Data items:
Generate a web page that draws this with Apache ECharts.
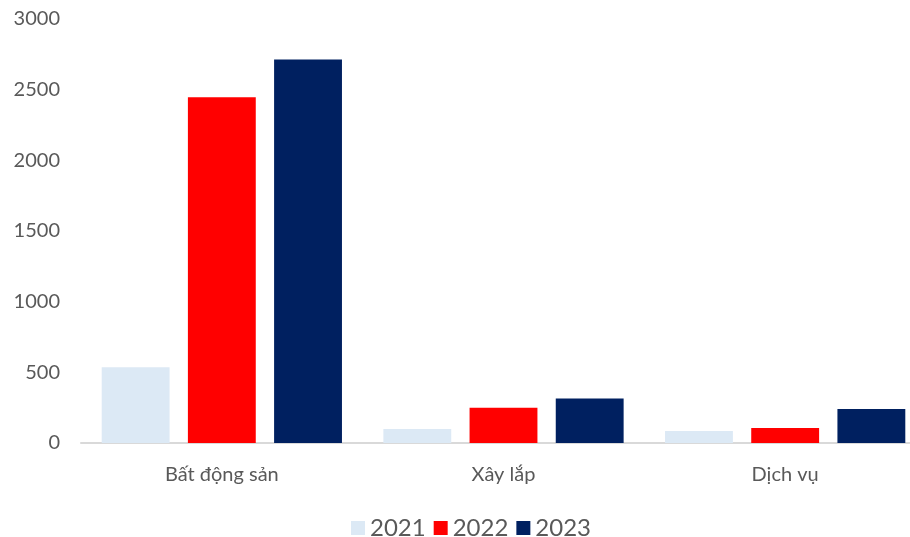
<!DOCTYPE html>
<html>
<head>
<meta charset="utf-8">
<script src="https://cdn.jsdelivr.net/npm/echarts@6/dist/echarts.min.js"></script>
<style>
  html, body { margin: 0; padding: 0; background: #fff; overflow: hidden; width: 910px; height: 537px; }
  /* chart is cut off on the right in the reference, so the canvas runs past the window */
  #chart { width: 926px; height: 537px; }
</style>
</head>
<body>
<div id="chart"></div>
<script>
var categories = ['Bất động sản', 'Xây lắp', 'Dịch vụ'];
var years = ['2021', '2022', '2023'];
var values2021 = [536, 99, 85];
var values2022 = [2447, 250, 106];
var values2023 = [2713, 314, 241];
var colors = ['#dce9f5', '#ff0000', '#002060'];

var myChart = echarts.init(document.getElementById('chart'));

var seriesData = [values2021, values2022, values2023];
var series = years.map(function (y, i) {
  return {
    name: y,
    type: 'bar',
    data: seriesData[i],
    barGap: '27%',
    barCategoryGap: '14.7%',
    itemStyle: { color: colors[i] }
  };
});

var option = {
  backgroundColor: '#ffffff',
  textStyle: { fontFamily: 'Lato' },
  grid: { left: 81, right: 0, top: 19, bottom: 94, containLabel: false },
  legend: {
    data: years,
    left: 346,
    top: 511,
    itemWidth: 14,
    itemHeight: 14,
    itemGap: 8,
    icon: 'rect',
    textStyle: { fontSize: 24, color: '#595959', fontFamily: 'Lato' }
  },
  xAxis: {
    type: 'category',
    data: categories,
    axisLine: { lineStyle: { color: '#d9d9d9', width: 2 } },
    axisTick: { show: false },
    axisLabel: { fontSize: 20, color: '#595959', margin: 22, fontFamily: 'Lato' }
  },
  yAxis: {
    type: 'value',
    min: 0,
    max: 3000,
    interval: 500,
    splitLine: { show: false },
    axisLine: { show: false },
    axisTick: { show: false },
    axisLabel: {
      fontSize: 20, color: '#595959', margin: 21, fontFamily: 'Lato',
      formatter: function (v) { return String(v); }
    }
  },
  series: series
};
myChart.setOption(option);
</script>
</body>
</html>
---
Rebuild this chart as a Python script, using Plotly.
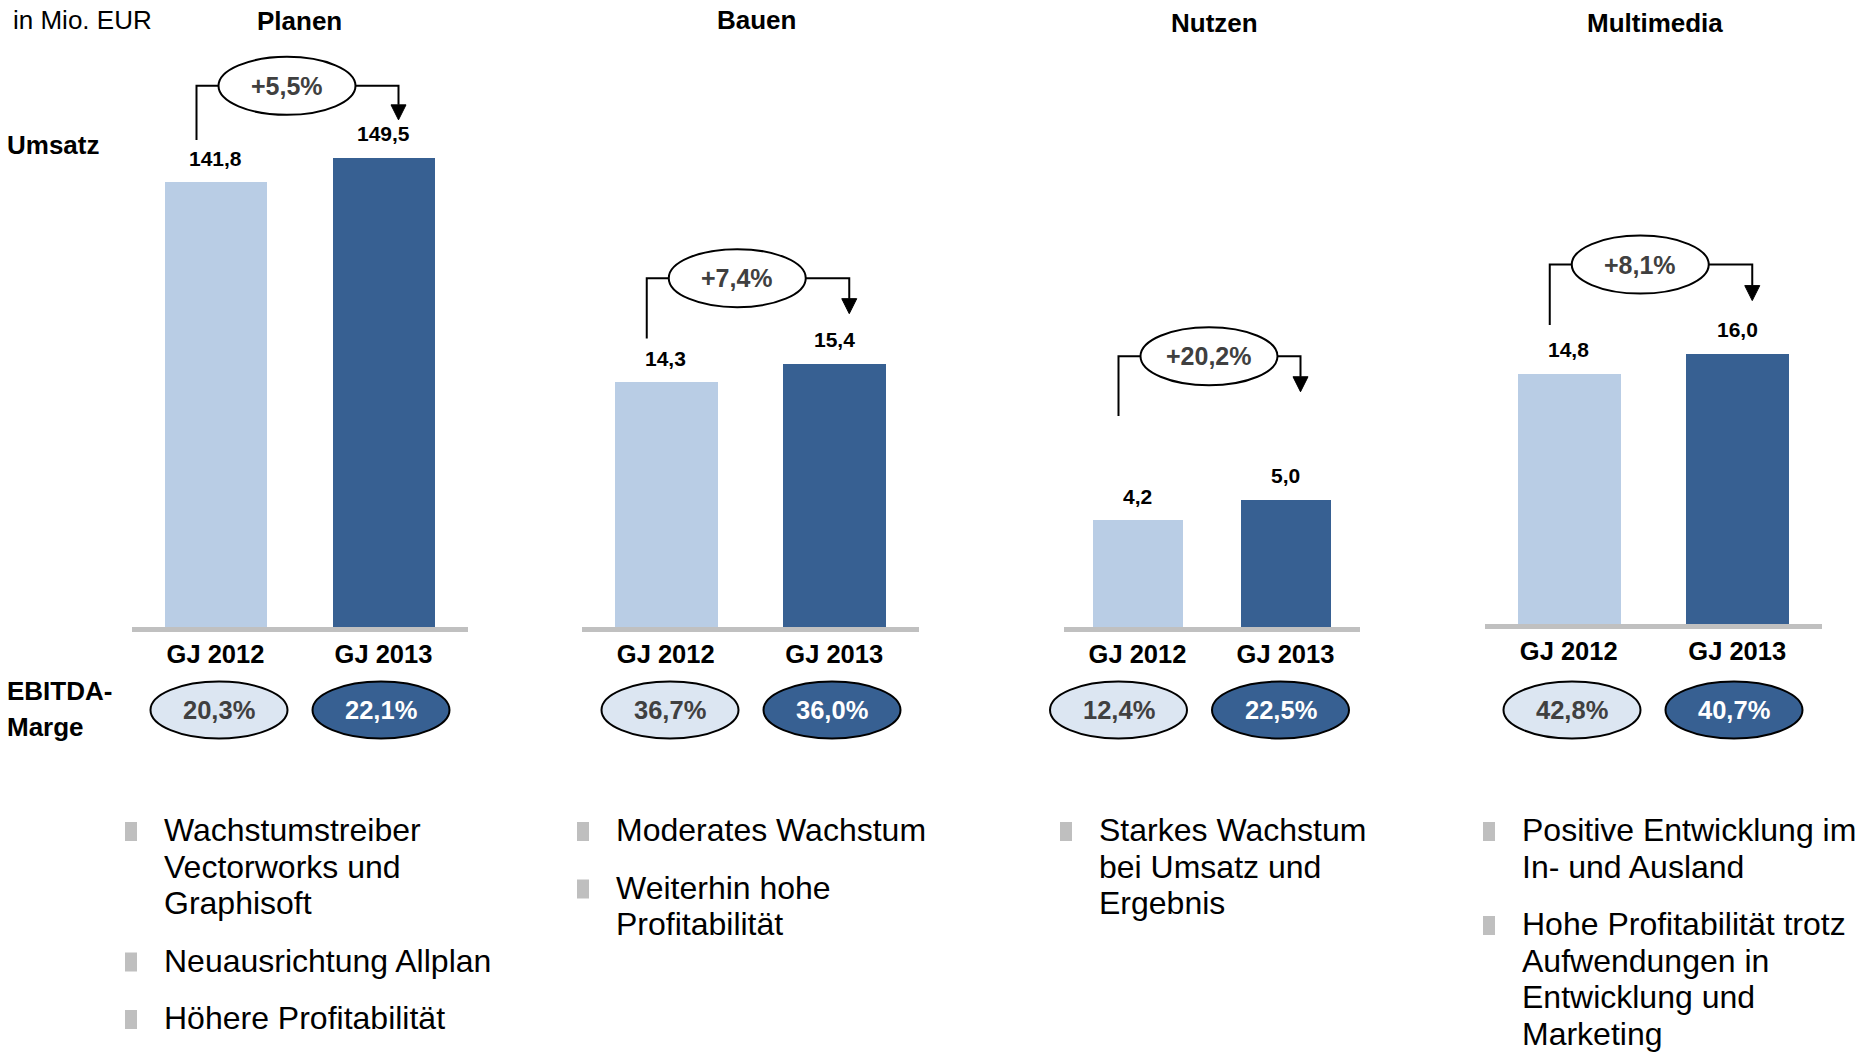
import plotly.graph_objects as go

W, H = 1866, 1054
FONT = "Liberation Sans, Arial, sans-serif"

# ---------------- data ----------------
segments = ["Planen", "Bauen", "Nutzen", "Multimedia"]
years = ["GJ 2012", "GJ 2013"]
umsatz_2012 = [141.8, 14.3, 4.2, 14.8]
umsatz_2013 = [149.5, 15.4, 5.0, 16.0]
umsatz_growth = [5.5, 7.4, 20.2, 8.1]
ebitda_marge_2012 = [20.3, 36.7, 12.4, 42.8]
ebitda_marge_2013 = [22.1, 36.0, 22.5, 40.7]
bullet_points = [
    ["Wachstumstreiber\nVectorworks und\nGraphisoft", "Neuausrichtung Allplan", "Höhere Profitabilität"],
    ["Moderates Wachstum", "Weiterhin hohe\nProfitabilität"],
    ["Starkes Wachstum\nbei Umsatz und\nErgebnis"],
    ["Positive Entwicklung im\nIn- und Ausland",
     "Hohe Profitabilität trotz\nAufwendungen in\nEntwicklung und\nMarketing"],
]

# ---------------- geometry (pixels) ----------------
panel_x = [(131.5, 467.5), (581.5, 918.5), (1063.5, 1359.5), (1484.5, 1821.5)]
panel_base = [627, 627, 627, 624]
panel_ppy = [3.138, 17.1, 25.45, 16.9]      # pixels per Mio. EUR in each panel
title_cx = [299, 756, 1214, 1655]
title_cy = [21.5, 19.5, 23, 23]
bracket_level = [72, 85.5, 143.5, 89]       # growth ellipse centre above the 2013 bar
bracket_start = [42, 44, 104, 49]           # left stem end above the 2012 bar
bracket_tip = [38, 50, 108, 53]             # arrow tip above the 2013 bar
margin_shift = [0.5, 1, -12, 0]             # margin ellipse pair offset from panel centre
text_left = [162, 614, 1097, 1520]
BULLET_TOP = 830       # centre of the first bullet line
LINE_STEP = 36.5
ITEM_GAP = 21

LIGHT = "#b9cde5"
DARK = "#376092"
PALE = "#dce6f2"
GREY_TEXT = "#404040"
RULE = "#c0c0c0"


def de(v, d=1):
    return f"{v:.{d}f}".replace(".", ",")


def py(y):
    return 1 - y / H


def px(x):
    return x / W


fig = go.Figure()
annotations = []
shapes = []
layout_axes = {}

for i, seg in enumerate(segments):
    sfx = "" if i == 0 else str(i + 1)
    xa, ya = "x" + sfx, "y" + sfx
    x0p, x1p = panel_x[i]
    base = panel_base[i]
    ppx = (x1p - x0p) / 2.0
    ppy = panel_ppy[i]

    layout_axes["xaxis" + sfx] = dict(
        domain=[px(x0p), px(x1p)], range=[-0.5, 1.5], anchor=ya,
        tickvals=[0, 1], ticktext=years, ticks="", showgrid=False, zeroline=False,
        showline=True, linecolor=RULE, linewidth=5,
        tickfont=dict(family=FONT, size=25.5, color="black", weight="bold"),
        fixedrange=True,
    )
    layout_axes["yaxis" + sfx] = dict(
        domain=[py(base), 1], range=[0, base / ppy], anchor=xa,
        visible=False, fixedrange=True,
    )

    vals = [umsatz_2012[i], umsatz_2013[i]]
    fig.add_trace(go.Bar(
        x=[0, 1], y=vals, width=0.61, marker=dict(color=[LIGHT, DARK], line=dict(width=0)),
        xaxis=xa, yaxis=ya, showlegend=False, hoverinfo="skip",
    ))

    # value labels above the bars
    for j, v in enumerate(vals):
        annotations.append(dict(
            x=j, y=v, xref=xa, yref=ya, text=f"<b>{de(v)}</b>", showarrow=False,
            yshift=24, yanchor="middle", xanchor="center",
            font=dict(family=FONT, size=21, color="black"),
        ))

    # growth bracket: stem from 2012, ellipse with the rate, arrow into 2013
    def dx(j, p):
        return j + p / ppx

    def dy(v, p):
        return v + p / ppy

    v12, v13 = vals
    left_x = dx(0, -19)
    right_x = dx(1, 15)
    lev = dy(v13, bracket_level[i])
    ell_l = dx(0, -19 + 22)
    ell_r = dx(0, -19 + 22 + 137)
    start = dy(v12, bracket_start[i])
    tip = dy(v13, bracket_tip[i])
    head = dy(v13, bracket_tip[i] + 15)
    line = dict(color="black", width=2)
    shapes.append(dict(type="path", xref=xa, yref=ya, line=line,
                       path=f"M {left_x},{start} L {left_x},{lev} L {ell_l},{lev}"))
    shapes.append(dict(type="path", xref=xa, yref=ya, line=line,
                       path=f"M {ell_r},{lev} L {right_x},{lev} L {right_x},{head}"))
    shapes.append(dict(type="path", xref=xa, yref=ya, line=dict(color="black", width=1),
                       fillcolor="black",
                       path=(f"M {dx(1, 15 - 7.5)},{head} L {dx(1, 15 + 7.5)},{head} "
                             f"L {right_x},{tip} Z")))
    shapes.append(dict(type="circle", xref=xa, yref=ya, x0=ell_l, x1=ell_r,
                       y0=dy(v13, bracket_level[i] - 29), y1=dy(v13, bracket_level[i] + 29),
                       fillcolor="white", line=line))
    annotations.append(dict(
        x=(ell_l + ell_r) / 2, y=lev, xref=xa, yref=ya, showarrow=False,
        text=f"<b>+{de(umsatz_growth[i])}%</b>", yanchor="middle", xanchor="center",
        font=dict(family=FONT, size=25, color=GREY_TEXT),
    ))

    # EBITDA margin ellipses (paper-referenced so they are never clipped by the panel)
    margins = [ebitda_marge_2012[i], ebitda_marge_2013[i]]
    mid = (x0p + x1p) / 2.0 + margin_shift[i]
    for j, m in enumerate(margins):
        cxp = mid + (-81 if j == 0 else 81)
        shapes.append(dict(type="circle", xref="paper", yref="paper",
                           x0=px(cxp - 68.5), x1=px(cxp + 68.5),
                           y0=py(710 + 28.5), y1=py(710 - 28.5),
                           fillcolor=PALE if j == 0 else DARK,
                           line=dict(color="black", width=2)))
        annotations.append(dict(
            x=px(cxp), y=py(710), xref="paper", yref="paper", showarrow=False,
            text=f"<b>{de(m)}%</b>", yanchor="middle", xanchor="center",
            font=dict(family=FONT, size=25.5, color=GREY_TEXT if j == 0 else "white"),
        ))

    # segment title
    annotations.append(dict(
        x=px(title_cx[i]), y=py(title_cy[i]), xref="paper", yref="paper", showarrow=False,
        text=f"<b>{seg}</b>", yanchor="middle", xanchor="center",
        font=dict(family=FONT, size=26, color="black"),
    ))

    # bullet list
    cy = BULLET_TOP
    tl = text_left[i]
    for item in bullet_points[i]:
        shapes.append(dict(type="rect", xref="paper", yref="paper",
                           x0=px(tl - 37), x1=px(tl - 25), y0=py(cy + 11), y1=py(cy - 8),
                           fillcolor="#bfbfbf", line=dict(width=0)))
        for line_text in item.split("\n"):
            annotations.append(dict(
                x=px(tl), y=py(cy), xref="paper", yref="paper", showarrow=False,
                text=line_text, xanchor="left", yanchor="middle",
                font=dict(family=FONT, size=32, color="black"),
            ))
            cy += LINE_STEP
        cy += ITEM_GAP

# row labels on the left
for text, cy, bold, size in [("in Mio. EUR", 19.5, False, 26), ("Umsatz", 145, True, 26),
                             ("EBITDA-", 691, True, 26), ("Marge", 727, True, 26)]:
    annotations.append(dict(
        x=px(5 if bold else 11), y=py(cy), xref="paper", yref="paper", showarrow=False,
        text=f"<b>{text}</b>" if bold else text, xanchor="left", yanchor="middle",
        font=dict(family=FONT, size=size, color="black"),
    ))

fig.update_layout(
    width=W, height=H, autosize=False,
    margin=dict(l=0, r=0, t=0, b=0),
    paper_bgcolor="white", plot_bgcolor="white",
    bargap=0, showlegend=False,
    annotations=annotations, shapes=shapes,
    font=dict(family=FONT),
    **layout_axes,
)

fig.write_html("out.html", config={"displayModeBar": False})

- Problem requirements
Take each line containing the string "this" and copy it out.

- The solution
Generate a web page that draws this with Apache ECharts.
Rebuild this chart as a Python script, using Plotly.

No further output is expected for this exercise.